WORK TO BE COMPLETED: Work through the data line by line, gathering every line that has the word "with".

RECORDS FOR THIS TASK:
┌──

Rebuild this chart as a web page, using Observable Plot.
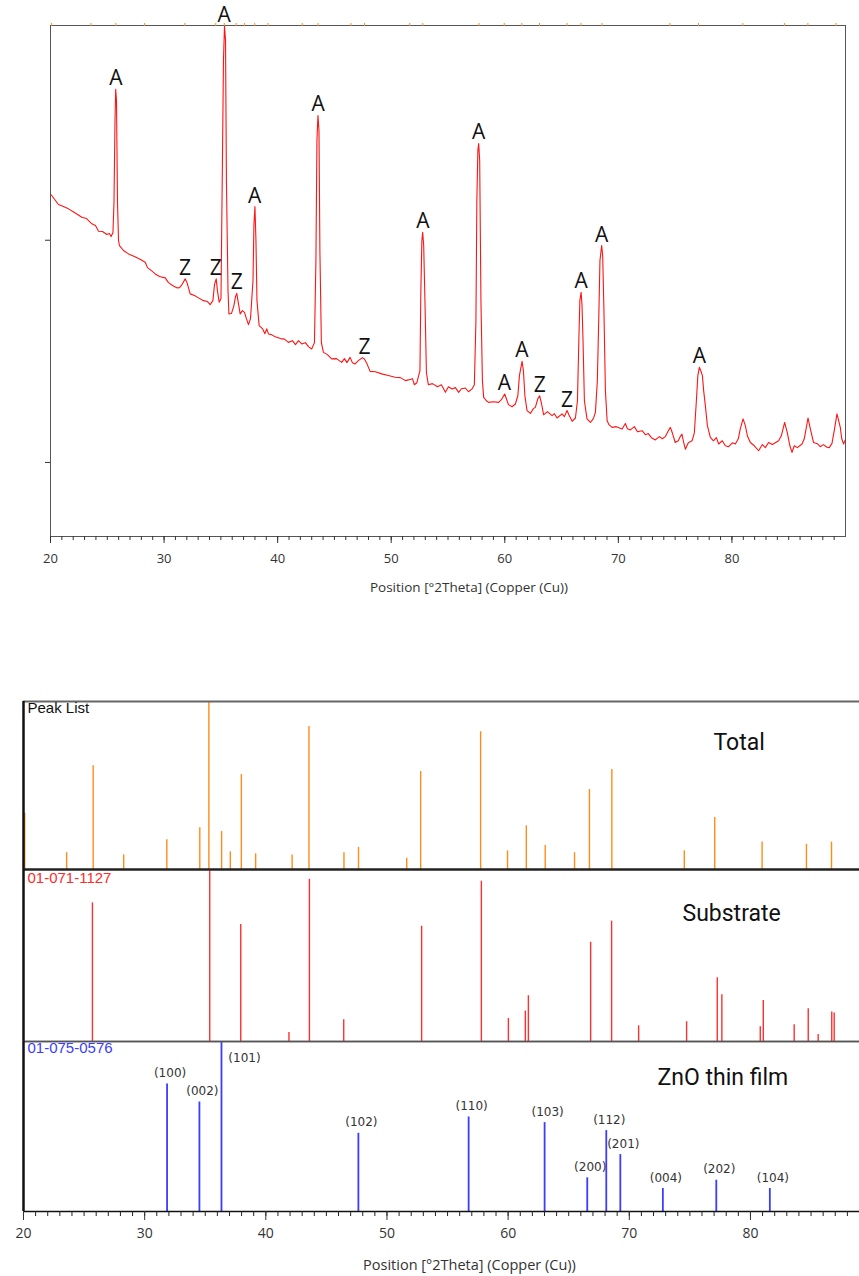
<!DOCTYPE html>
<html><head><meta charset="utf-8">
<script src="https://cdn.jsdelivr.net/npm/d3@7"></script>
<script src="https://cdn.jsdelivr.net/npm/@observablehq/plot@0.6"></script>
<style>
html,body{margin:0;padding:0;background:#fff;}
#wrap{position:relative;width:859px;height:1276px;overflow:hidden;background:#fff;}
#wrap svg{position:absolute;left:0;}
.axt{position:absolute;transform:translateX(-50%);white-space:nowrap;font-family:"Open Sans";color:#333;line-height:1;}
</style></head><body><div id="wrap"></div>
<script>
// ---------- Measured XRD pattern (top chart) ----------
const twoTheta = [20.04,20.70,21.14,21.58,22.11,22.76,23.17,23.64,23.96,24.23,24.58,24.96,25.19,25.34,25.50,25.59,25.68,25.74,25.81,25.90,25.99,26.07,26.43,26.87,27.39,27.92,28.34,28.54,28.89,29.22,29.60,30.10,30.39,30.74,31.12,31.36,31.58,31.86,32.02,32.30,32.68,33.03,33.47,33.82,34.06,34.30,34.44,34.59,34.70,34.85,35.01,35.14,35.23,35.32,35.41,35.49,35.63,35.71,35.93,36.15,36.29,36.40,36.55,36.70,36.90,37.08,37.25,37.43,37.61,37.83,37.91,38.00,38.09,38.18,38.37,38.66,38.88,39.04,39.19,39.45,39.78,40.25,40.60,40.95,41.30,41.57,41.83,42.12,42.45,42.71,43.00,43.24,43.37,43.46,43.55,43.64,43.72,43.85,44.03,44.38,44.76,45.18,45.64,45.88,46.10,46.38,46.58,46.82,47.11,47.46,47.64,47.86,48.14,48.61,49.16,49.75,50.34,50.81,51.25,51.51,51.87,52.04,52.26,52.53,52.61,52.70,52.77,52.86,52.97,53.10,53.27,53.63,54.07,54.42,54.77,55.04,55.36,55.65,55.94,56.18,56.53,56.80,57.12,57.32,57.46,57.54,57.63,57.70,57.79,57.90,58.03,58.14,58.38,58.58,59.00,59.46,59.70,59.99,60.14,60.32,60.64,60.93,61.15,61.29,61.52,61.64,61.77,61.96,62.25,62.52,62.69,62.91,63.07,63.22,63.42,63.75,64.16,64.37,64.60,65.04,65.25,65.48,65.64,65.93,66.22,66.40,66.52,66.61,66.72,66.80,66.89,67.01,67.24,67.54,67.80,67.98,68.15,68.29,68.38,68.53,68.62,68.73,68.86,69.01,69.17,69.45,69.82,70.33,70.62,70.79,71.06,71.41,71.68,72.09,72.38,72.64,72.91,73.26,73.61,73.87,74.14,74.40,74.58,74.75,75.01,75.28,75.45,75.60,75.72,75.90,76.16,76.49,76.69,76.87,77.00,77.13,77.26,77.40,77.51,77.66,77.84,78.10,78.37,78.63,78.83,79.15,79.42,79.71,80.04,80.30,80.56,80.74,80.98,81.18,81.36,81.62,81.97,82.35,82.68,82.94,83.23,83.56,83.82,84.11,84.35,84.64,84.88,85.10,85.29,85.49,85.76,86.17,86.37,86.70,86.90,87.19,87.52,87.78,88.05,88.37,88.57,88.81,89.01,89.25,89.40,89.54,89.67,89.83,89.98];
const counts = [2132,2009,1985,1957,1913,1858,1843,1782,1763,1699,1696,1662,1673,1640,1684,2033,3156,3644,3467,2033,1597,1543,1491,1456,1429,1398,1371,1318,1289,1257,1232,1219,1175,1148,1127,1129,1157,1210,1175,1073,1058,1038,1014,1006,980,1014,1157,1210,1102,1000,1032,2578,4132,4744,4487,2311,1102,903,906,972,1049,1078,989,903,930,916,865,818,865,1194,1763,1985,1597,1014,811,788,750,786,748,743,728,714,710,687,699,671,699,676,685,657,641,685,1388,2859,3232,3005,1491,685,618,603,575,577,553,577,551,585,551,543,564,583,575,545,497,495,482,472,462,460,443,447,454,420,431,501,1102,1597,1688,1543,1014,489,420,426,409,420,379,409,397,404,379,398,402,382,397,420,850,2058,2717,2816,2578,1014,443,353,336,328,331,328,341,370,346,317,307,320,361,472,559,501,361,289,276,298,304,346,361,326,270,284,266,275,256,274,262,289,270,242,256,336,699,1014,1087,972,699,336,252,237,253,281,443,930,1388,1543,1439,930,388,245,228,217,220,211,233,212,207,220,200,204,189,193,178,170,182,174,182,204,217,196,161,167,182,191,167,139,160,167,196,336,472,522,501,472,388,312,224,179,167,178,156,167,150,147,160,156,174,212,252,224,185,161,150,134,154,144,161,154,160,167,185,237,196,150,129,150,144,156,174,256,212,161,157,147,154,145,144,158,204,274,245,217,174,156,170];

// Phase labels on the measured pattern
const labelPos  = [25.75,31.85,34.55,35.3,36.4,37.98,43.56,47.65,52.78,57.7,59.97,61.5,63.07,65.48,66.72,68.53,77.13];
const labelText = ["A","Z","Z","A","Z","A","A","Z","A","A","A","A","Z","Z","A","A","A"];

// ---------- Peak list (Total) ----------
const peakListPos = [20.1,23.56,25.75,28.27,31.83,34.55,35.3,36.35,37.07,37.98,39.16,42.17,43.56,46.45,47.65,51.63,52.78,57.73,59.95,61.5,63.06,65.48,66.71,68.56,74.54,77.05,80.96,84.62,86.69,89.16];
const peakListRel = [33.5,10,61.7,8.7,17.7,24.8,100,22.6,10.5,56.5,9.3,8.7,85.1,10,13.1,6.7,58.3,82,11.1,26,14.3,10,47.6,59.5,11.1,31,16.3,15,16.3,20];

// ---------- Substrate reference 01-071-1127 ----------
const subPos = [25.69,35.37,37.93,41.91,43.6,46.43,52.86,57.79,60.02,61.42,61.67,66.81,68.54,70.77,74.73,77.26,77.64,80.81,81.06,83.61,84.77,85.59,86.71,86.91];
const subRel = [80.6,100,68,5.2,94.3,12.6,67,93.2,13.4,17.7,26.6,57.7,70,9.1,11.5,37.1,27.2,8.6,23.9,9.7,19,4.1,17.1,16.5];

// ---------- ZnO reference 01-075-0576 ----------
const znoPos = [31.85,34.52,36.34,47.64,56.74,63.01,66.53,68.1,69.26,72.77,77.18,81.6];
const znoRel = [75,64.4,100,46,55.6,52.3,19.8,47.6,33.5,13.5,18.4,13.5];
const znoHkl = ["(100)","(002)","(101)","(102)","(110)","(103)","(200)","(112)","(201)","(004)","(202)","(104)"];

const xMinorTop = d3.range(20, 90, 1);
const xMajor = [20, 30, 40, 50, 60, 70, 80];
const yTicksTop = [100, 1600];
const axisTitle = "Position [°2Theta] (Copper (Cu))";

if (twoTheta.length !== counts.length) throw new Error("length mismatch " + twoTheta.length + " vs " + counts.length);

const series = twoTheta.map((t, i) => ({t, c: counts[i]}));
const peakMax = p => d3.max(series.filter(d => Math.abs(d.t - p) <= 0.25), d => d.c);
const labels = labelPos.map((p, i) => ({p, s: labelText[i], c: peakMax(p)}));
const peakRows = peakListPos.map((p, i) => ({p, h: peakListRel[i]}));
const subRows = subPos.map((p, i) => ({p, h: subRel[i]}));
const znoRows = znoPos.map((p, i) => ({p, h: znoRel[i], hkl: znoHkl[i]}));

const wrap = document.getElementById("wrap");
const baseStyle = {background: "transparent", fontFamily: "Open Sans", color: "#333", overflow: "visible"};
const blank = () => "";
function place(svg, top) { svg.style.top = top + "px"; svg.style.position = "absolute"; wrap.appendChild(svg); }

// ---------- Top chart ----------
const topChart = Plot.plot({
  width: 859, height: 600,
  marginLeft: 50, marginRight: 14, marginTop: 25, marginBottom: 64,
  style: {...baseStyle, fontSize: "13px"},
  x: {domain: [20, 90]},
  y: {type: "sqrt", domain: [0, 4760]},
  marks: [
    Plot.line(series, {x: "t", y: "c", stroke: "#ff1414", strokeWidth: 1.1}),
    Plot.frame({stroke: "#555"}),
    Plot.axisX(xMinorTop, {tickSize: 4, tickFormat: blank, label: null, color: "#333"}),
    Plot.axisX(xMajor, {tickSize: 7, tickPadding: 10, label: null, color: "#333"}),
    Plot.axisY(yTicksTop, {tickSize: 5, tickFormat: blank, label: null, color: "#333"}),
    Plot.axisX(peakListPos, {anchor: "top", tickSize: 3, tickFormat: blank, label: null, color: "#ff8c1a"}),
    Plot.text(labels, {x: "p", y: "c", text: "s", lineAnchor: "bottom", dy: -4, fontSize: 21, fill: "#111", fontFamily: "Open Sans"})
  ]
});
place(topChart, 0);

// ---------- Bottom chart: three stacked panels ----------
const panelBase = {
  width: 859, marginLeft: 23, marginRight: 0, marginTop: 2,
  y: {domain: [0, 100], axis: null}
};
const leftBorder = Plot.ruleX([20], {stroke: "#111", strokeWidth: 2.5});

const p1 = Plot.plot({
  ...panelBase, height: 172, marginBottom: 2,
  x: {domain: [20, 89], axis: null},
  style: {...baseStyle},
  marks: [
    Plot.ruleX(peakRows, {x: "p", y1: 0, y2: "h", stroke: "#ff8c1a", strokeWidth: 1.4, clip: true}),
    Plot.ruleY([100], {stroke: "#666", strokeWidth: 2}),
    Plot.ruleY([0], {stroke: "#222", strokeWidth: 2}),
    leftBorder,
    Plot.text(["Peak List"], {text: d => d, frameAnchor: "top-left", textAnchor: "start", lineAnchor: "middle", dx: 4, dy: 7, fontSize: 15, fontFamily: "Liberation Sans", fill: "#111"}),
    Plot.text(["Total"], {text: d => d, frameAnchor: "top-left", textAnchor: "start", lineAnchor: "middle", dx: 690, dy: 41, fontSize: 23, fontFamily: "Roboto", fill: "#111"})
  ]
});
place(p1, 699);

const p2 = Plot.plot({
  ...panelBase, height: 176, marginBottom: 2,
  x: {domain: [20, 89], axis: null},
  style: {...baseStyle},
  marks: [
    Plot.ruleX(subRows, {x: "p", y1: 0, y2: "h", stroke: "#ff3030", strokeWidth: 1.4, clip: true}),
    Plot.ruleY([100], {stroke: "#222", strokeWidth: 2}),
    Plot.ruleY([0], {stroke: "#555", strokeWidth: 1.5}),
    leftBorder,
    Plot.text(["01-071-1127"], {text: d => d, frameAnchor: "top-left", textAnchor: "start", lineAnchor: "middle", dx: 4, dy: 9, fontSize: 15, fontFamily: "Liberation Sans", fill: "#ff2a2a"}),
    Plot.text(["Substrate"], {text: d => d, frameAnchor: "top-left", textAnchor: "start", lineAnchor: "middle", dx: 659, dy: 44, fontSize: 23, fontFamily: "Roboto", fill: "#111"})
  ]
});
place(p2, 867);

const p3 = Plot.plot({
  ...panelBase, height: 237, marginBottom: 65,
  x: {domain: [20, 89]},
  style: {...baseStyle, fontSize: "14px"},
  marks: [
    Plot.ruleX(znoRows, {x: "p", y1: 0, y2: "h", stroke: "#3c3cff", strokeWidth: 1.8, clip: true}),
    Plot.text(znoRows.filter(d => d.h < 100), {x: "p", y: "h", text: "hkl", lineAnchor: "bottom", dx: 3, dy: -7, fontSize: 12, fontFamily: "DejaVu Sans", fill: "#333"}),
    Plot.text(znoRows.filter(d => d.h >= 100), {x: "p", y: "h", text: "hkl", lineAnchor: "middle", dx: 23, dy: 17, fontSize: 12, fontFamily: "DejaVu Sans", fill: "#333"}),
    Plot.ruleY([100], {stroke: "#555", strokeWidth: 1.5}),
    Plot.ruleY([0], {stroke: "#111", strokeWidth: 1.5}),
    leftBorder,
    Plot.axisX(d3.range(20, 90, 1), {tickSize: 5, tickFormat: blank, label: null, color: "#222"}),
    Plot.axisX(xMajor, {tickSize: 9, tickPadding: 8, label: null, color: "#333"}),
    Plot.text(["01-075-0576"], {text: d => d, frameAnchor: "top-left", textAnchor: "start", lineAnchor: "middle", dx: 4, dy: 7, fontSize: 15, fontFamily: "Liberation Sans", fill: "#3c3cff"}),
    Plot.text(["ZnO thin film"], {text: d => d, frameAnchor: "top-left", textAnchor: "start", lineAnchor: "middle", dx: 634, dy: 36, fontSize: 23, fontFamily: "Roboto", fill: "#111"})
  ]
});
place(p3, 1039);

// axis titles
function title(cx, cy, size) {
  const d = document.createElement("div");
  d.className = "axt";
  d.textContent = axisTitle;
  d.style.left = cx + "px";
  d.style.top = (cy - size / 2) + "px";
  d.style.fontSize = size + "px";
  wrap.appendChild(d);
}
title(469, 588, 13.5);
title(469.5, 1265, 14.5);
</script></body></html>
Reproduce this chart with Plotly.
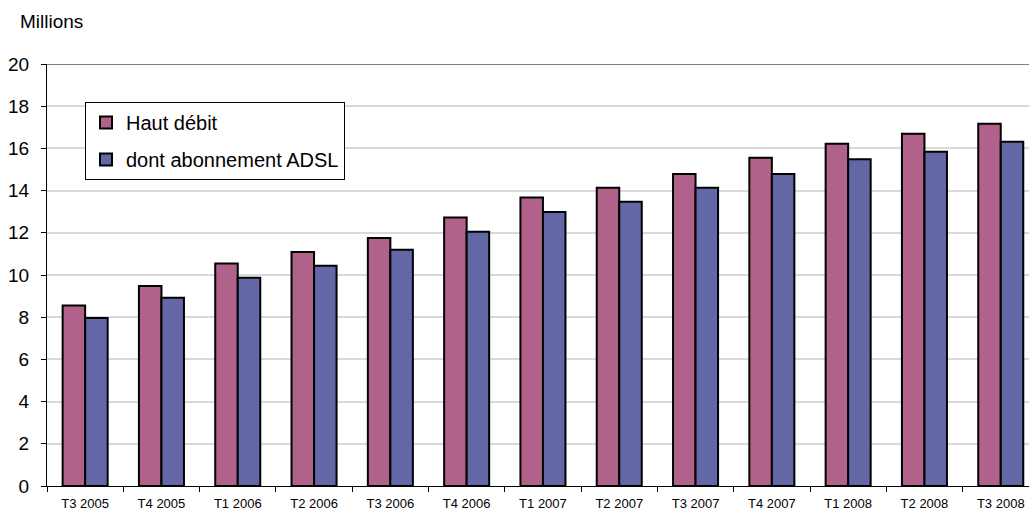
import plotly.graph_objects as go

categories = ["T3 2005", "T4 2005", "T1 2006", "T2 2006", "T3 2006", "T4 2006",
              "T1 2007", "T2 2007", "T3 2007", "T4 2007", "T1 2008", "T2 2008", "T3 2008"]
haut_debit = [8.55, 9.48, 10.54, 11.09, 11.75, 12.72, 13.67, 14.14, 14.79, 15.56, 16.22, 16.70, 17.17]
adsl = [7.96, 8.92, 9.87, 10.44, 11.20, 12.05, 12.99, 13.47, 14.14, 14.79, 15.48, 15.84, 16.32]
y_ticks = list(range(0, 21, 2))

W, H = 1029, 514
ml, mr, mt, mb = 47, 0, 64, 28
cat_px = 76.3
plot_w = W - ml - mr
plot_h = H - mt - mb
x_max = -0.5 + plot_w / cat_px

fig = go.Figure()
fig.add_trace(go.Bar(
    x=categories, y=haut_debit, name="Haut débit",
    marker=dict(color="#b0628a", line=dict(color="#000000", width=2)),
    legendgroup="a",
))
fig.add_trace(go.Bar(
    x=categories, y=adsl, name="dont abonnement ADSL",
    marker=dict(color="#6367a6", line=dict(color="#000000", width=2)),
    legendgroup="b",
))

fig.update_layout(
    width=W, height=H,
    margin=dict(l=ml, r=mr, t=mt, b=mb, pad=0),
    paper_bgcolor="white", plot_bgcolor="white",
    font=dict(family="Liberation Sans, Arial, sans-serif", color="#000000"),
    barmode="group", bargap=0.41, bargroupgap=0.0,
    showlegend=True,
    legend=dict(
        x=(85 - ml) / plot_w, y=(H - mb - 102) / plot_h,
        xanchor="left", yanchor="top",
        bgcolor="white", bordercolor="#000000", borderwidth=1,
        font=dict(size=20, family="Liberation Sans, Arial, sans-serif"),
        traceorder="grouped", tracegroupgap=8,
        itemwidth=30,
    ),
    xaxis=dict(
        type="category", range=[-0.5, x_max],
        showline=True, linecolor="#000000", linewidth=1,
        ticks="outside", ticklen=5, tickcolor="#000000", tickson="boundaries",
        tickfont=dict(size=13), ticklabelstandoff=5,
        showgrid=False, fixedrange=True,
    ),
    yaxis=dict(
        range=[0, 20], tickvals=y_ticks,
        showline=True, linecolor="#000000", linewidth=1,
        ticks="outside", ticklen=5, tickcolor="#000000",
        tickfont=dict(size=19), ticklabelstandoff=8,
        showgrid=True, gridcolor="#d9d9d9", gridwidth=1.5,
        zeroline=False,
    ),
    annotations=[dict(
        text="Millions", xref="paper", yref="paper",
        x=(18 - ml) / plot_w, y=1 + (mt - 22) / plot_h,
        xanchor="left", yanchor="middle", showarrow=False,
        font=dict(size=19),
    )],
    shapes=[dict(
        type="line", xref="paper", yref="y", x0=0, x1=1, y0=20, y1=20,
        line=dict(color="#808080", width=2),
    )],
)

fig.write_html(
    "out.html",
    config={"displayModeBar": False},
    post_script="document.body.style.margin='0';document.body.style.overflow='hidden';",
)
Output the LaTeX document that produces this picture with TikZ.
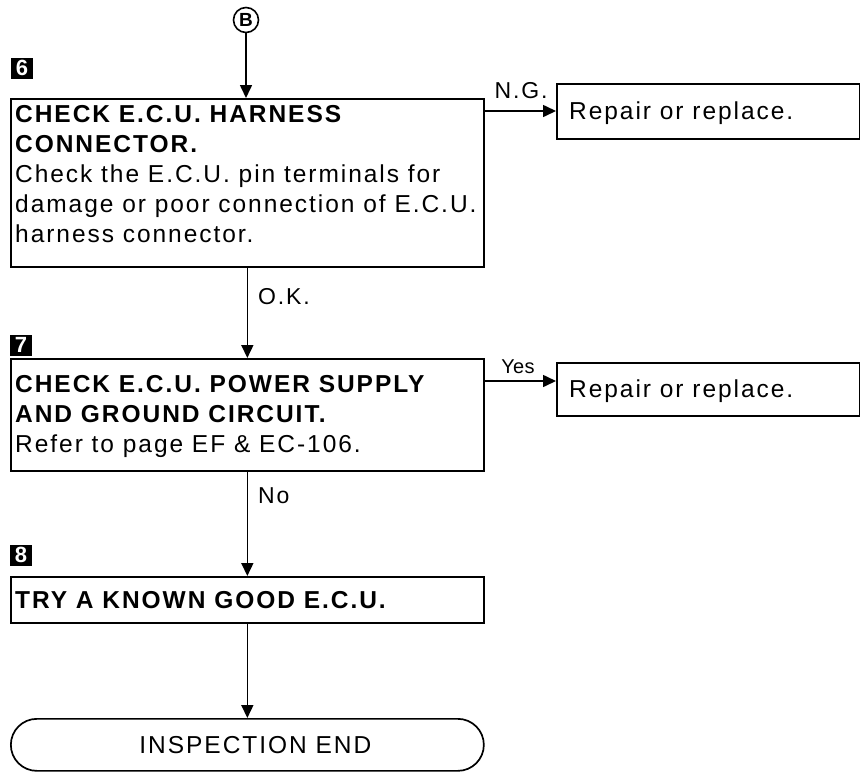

└──

RESULT:
Reproduce this chart with Plotly.
Output the LaTeX document that produces this picture with TikZ.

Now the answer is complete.